Se esperaría que el jefe del ejecutivo federal presentaría para ello argumentos que mostraran la debilidad de la argumentación contraria, sobre todo si esta procede de un conocimiento a fondo de la realidad, de larga experiencia y acerbo académico suficiente.
Andrés Manuel López Obrador se ha ganado merecidamente fama de tener poco respeto por sus adversarios. A quien se atreve a mostrar su desacuerdo con las acciones de gobierno emprendidas por él, AMLO inmediatamente le endilga todo tipo de adjetivos o lo define con sonoros sustantivos que sirven para ubicar al opositor en el campo de los enemigos de la patria. Además de amenazar al osado ciudadano con la vergüenza pública. Pero hasta hace un par de días el presidente no había llegado al insulto descarado en sus descalificaciones públicas.
El hecho mismo de descalificar públicamente a un adversario político es algo percibido por la mayor parte de la ciudadanía como algo propio de personajes como Nicolás Maduro o Donald Trump (¿AMLO estará haciendo méritos para asegurar su membresía en ese club?). Pero opino que el insulto, o sea, la utilización deliberada de una palabra claramente ofensiva es algo que rebasa todos los límites de la decencia y de la ética presidencial; es una acción impropia de la dignidad presidencial. El presidente tiene todo el derecho del mundo a estar en contra de las opiniones de sus adversarios, y tiene el derecho de defenderse ante los argumentos que sus adversarios esgriman.
Claro, se esperaría que el jefe del ejecutivo federal presentaría para ello argumentos que mostraran la debilidad de la argumentación contraria, sobre todo si esta procede de un conocimiento a fondo de la realidad, de larga experiencia y acerbo académico suficiente. Pero, por razón del puesto que ocupan, ni AMLO ni ningún otro jefe de Estado o cabeza de gobierno tiene el derecho de menospreciar las opiniones de los ciudadanos a los que debe servir. Hacerlo es una contradicción rampante. Y mucho más contradictorio, y más inmoral, es que el presidente utilice el insulto en contra de sus oponentes. Cuando AMLO llamó “cretinos” a quienes promueven acciones legales para frenar la cancelación del NAIM de Texcoco y la construcción del aeropuerto de Santa Lucía rebasó con mucho los límites de la decencia propia de su puesto.

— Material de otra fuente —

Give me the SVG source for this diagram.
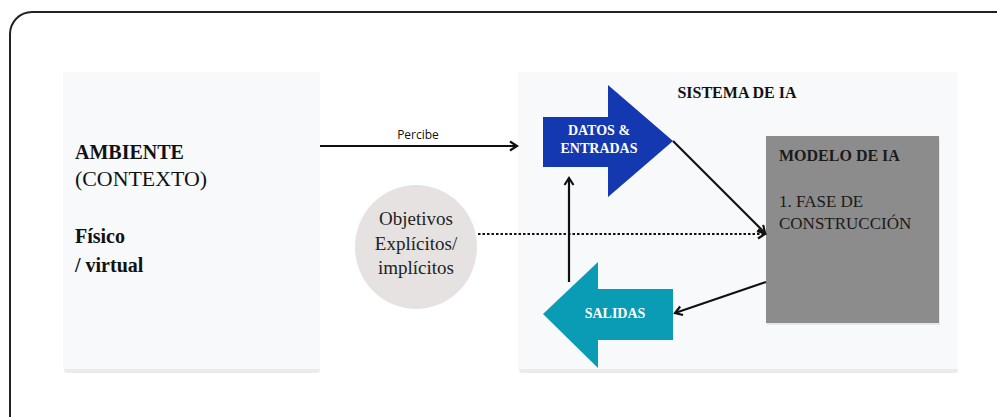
<svg xmlns="http://www.w3.org/2000/svg" width="997" height="417" viewBox="0 0 997 417">
<defs>
<marker id="chev" markerWidth="12" markerHeight="12" refX="9" refY="6" orient="auto" markerUnits="userSpaceOnUse">
<path d="M2,1.5 L9,6 L2,10.5" fill="none" stroke="#111" stroke-width="2.2"/>
</marker>
</defs>
<style>
.panel{fill:#f8f9fb}
.shadow{fill:#e9ebee}
.serif{font-family:"Liberation Serif","Times New Roman",serif}
.b{font-weight:bold}
.con{stroke:#111;stroke-width:2.2;fill:none}
</style>
<rect x="10" y="12" width="1010" height="430" rx="22" fill="#fff" stroke="#222" stroke-width="2"/>
<g id="ambiente">
<rect class="shadow" x="64" y="74" width="256" height="299" rx="3"/>
<rect class="panel" x="63" y="72" width="257" height="297"/>
<text class="serif b" x="75" y="159" font-size="20" fill="#111">AMBIENTE</text>
<text class="serif" x="75" y="186" font-size="20" fill="#111" textLength="132" lengthAdjust="spacingAndGlyphs">(CONTEXTO)</text>
<text class="serif b" x="75" y="243" font-size="20" fill="#111">Físico</text>
<text class="serif b" x="75" y="272" font-size="20" fill="#111">/ virtual</text>
</g>
<g id="sistema">
<rect class="shadow" x="519" y="74" width="439" height="299" rx="3"/>
<rect class="panel" x="518" y="72" width="440" height="297"/>
<text class="serif b" x="737" y="98" font-size="16" text-anchor="middle" fill="#111">SISTEMA DE IA</text>
</g>
<g id="modelo">
<rect x="767" y="138" width="173" height="187" fill="#e4e6e9"/>
<rect x="766" y="136" width="173" height="187" fill="#8c8c8c"/>
<text class="serif b" x="779" y="161" font-size="16" fill="#1a1a1a">MODELO DE IA</text>
<text class="serif" x="779" y="207" font-size="17" fill="#1a1a1a">1. FASE DE</text>
<text class="serif" x="779" y="229" font-size="17" fill="#1a1a1a">CONSTRUCCIÓN</text>
</g>
<g id="datos">
<polygon points="543,117 608,117 608,85 673,141 608,197 608,167 543,167" fill="#1438b0"/>
<text class="serif b" x="599" y="135" font-size="14" fill="#fff" text-anchor="middle">DATOS &amp;</text>
<text class="serif b" x="599" y="153" font-size="14" fill="#fff" text-anchor="middle">ENTRADAS</text>
</g>
<g id="salidas">
<polygon points="673,289 598,289 598,262 543,314 598,368 598,340 673,340" fill="#0a9bb5"/>
<text class="serif b" x="615" y="318" font-size="14" fill="#fff" text-anchor="middle">SALIDAS</text>
</g>
<g id="objetivos">
<ellipse cx="416" cy="247" rx="61" ry="62" fill="#e6e2e1"/>
<text class="serif" x="416" y="225" font-size="19" fill="#222" text-anchor="middle">Objetivos</text>
<text class="serif" x="416" y="250" font-size="19" fill="#222" text-anchor="middle">Explícitos/</text>
<text class="serif" x="416" y="274" font-size="19" fill="#222" text-anchor="middle">implícitos</text>
</g>
<g id="connectors">
<line class="con" x1="320" y1="146" x2="517" y2="146" marker-end="url(#chev)"/>
<text x="418" y="139" font-family="Open Sans, sans-serif" font-size="12" text-anchor="middle" fill="#111">Percibe</text>
<line class="con" x1="478" y1="234" x2="765" y2="234" stroke-width="3" stroke-dasharray="2.5,2" marker-end="url(#chev)"/>
<line class="con" x1="673" y1="141" x2="765" y2="233" marker-end="url(#chev)"/>
<line class="con" x1="766" y1="282" x2="675" y2="313" marker-end="url(#chev)"/>
<line class="con" x1="569" y1="282" x2="569" y2="178" marker-end="url(#chev)"/>
</g>
</svg>
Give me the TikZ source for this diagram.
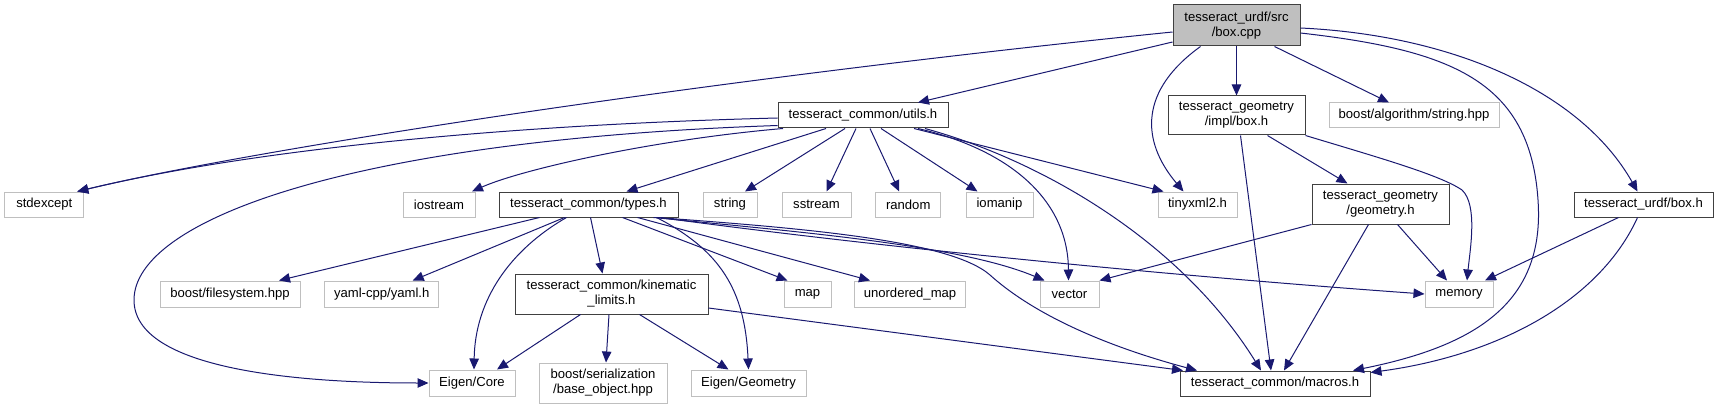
\documentclass[tikz,border=0pt]{standalone}
\usepackage{fontspec}
\setmainfont{Liberation Sans}
\usetikzlibrary{arrows.meta}
\definecolor{edgeblue}{HTML}{191970}
\definecolor{grayline}{HTML}{BFBFBF}
\definecolor{mainfill}{HTML}{BFBFBF}
\definecolor{darkline}{HTML}{404040}
\begin{document}
\begin{tikzpicture}[x=1pt,y=-1pt,
  every node/.style={font=\fontsize{13.1pt}{15pt}\selectfont, inner sep=0pt, align=center, text=black},
  incbox/.style={draw=darkline, line width=1pt, fill=white},
  mainbox/.style={draw=darkline, line width=1pt, fill=mainfill},
  extbox/.style={draw=grayline, line width=1pt, fill=white},
  edge/.style={draw=edgeblue, line width=1pt, -{Triangle[length=11pt,width=9.5pt]}},
]
\useasboundingbox (0,0) rectangle (1718,409);

% row 0
\node[mainbox, minimum width=127pt, minimum height=41pt] (cpp) at (1236.5,25.5) {tesseract\_urdf/src\\/box.cpp};
% row 1
\node[incbox, minimum width=170pt, minimum height=25pt] (utils) at (863,115.5) {tesseract\_common/utils.h};
\node[incbox, minimum width=137pt, minimum height=39pt] (implbox) at (1236.5,115.5) {tesseract\_geometry\\/impl/box.h};
\node[extbox, minimum width=170pt, minimum height=25pt] (boostalg) at (1414,115.5) {boost/algorithm/string.hpp};
% row 2
\node[extbox, minimum width=79pt, minimum height=25pt] (stdexcept) at (44.3,204.5) {stdexcept};
\node[extbox, minimum width=72pt, minimum height=25pt] (iostream) at (439,204.5) {iostream};
\node[incbox, minimum width=179pt, minimum height=25pt] (types) at (588.5,204.5) {tesseract\_common/types.h};
\node[extbox, minimum width=54pt, minimum height=25pt] (string) at (730,204.5) {string};
\node[extbox, minimum width=69pt, minimum height=25pt] (sstream) at (816.5,204.5) {sstream};
\node[extbox, minimum width=65.5pt, minimum height=25pt] (random) at (908.2,204.5) {random};
\node[extbox, minimum width=67pt, minimum height=25pt] (iomanip) at (999.5,204.5) {iomanip};
\node[extbox, minimum width=79pt, minimum height=25pt] (tinyxml) at (1197.5,204.5) {tinyxml2.h};
\node[incbox, minimum width=137pt, minimum height=40pt] (geometry) at (1380.5,204) {tesseract\_geometry\\/geometry.h};
\node[incbox, minimum width=139pt, minimum height=25pt] (urdfbox) at (1643.5,204.5) {tesseract\_urdf/box.h};
% row 3
\node[extbox, minimum width=140pt, minimum height=26pt] (filesystem) at (230,294) {boost/filesystem.hpp};
\node[extbox, minimum width=114.5pt, minimum height=26pt] (yaml) at (381.7,294) {yaml-cpp/yaml.h};
\node[incbox, minimum width=193pt, minimum height=40pt] (kin) at (611.5,294) {tesseract\_common/kinematic\\\_limits.h};
\node[extbox, minimum width=47pt, minimum height=26pt] (map) at (807.5,294) {map};
\node[extbox, minimum width=111pt, minimum height=26pt] (unordered) at (910,294) {unordered\_map};
\node[extbox, minimum width=59pt, minimum height=26pt] (vector) at (1069.5,294) {vector};
\node[extbox, minimum width=68pt, minimum height=26pt] (memory) at (1459,294) {memory};
% row 4
\node[extbox, minimum width=86pt, minimum height=26pt] (eigencore) at (472,383) {Eigen/Core};
\node[extbox, minimum width=128pt, minimum height=40pt] (serial) at (603,383) {boost/serialization\\/base\_object.hpp};
\node[extbox, minimum width=115pt, minimum height=26pt] (eigengeo) at (748.5,383) {Eigen/Geometry};
\node[incbox, minimum width=190pt, minimum height=25pt] (macros) at (1275,383.5) {tesseract\_common/macros.h};

% edges from box.cpp
\draw[edge] ([yshift=-6.5pt]cpp.west) .. controls (700,80) and (250,150) .. ([xshift=33pt]stdexcept.north);
\draw[edge] ([yshift=-16.5pt]cpp.west) -- ([xshift=55pt]utils.north);
\draw[edge] ([xshift=-36pt]cpp.south) .. controls (1140,90) and (1140,140) .. ([xshift=-14pt]tinyxml.north);
\draw[edge] (cpp.south) -- (implbox.north);
\draw[edge] ([xshift=38pt]cpp.south) -- ([xshift=-25pt]boostalg.north);
\draw[edge] ([yshift=-2.5pt]cpp.east) .. controls (1450,35) and (1580,90) .. ([xshift=-6pt]urdfbox.north);
\draw[edge] ([yshift=-7.5pt]cpp.east) .. controls (1450,50) and (1530,80) .. (1538,200)
  .. controls (1545,300) and (1480,345) .. ([xshift=78pt]macros.north);

% edges from utils.h
\draw[edge] ([yshift=-2.5pt]utils.west) .. controls (500,125) and (250,150) .. ([xshift=33pt]stdexcept.north);
\draw[edge] ([yshift=-10pt]utils.west) .. controls (350,140) and (134,220) .. (134,300)
  .. controls (134,370) and (300,383) .. (eigencore.west);
\draw[edge] ([xshift=-80pt]utils.south) .. controls (650,140) and (520,170) .. ([xshift=33pt]iostream.north);
\draw[edge] ([xshift=-37pt]utils.south) -- ([xshift=38pt]types.north);
\draw[edge] ([xshift=-18pt]utils.south) -- ([xshift=15pt]string.north);
\draw[edge] ([xshift=-7pt]utils.south) -- ([xshift=10pt]sstream.north);
\draw[edge] ([xshift=7pt]utils.south) -- ([xshift=-9pt]random.north);
\draw[edge] ([xshift=18pt]utils.south) -- ([xshift=-22pt]iomanip.north);
\draw[edge] ([xshift=51pt]utils.south) -- ([xshift=-34pt]tinyxml.north);
\draw[edge] ([xshift=55pt]utils.south) .. controls (1010,150) and (1068,200) .. ([xshift=-1pt]vector.north);
\draw[edge] ([xshift=62pt]utils.south) .. controls (1040,160) and (1180,240) .. ([xshift=-14pt]macros.north);

% edges from impl/box.h
\draw[edge] ([xshift=31pt]implbox.south) -- ([xshift=-33pt]geometry.north);
\draw[edge] ([xshift=4pt]implbox.south) -- ([xshift=-4pt]macros.north);
\draw[edge] (implbox.south east) .. controls (1380,158) and (1440,175) .. (1462,190)
  .. controls (1478,205) and (1470,250) .. ([xshift=8pt]memory.north);

% edges from geometry.h
\draw[edge] (geometry.south west) -- (vector.north east);
\draw[edge] ([xshift=-12pt]geometry.south) -- ([xshift=9pt]macros.north);
\draw[edge] ([xshift=17pt]geometry.south) -- ([xshift=-12pt]memory.north);

% edges from urdf/box.h
\draw[edge] ([xshift=-25pt]urdfbox.south) -- ([xshift=26pt]memory.north);
\draw[edge] ([xshift=-6pt]urdfbox.south) .. controls (1600,300) and (1500,355) .. ([yshift=-2pt]macros.north east);

% edges from types.h
\draw[edge] ([xshift=-49pt]types.south) -- ([xshift=49pt]filesystem.north);
\draw[edge] ([xshift=-24pt]types.south) -- ([xshift=31pt]yaml.north);
\draw[edge] ([xshift=-22pt]types.south) .. controls (510,250) and (475,300) .. ([xshift=2pt]eigencore.north);
\draw[edge] ([xshift=2pt]types.south) -- ([xshift=-9pt]kin.north);
\draw[edge] ([xshift=68pt]types.south) .. controls (720,250) and (745,290) .. (eigengeo.north);
\draw[edge] ([xshift=34pt]types.south) -- ([xshift=-20pt]map.north);
\draw[edge] ([xshift=49pt]types.south) -- ([xshift=-40pt]unordered.north);
\draw[edge] ([xshift=65pt]types.south) .. controls (800,232) and (960,245) .. ([xshift=-25pt]vector.north);
\draw[edge] ([xshift=71pt]types.south) .. controls (900,250) and (1200,278) .. (memory.west);
\draw[edge] ([xshift=68pt]types.south) .. controls (800,228) and (950,240) .. (990,275)
  .. controls (1040,320) and (1120,350) .. ([xshift=-78pt]macros.north);

% edges from kinematic_limits.h
\draw[edge] ([xshift=-31pt]kin.south) -- ([xshift=25pt]eigencore.north);
\draw[edge] ([xshift=-2.5pt]kin.south) -- ([xshift=3pt]serial.north);
\draw[edge] ([xshift=28pt]kin.south) -- ([xshift=-20pt]eigengeo.north);
\draw[edge] ([yshift=-14pt]kin.east) -- ([xshift=-92pt]macros.north);
\end{tikzpicture}
\end{document}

¿Cómo debe la ciudadanía reaccionar frente a esa grosera violación de la dignidad presidencial? No faltará, claro, quien aplauda el comportamiento antisocial del presidente López, tal como han aplaudido incondicionalmente cada una de sus acciones de gobierno, buenas o malas. Pero, evidentemente, eso no ayuda en nada a que las cosas mejoren y a que México se convierta en una nación unida.
¿Será el silencio ante el insulto presidencial una solución? ¿Ayuda en algo pretender que no pasó nada? ¿Convendrá, para no empeorar las cosas, tomar el desmán ético de AMLO como una más de las “puntadas” a las que ya nos estamos acostumbrando? ¿Será propio de la ciudadanía ofendida, para alinearse al así llamado espíritu “franciscano” de la Cuarta Transformación, optar por imitar las virtudes del Poverello y ofrecer al ofensor humildemente la otra mejilla? ¿O será mejor imitar la actitud de Cristo quien, al guardia que lo abofeteó durante el interrogatorio en casa del Sumo Sacerdote, le demandó: “Si he dicho algo mal, dime en qué me equivoqué. Pero si no, ¿por qué me golpeas?”
Es hora de que AMLO sea obligado a dar razones claras, fundamentadas, razonadas, probadas de sus decisiones; a mostrar con datos confiables que sus decisiones son mejores que las de quienes proponen otras cosas. Decir que él tiene otros datos y rehusarse a responder concretamente a los cuestionamientos que se le hacen únicamente aumenta la desconfianza de quienes basados en la realidad de las cosas, en su experiencia y su formación técnica se oponen a los proyectos presidenciales. La descalificación pública del adversario, por su parte, únicamente sirve para mantener contenta a la galería de sus fans, pero no para construir el Bien Común.
El problema aquí consiste en que no parece haber una persona o una institución capaz de obligar a López Obrador a actuar de un modo distinto. Y él lo sabe. ¿Cuánto tarda México en caer en una situación de dictadura total?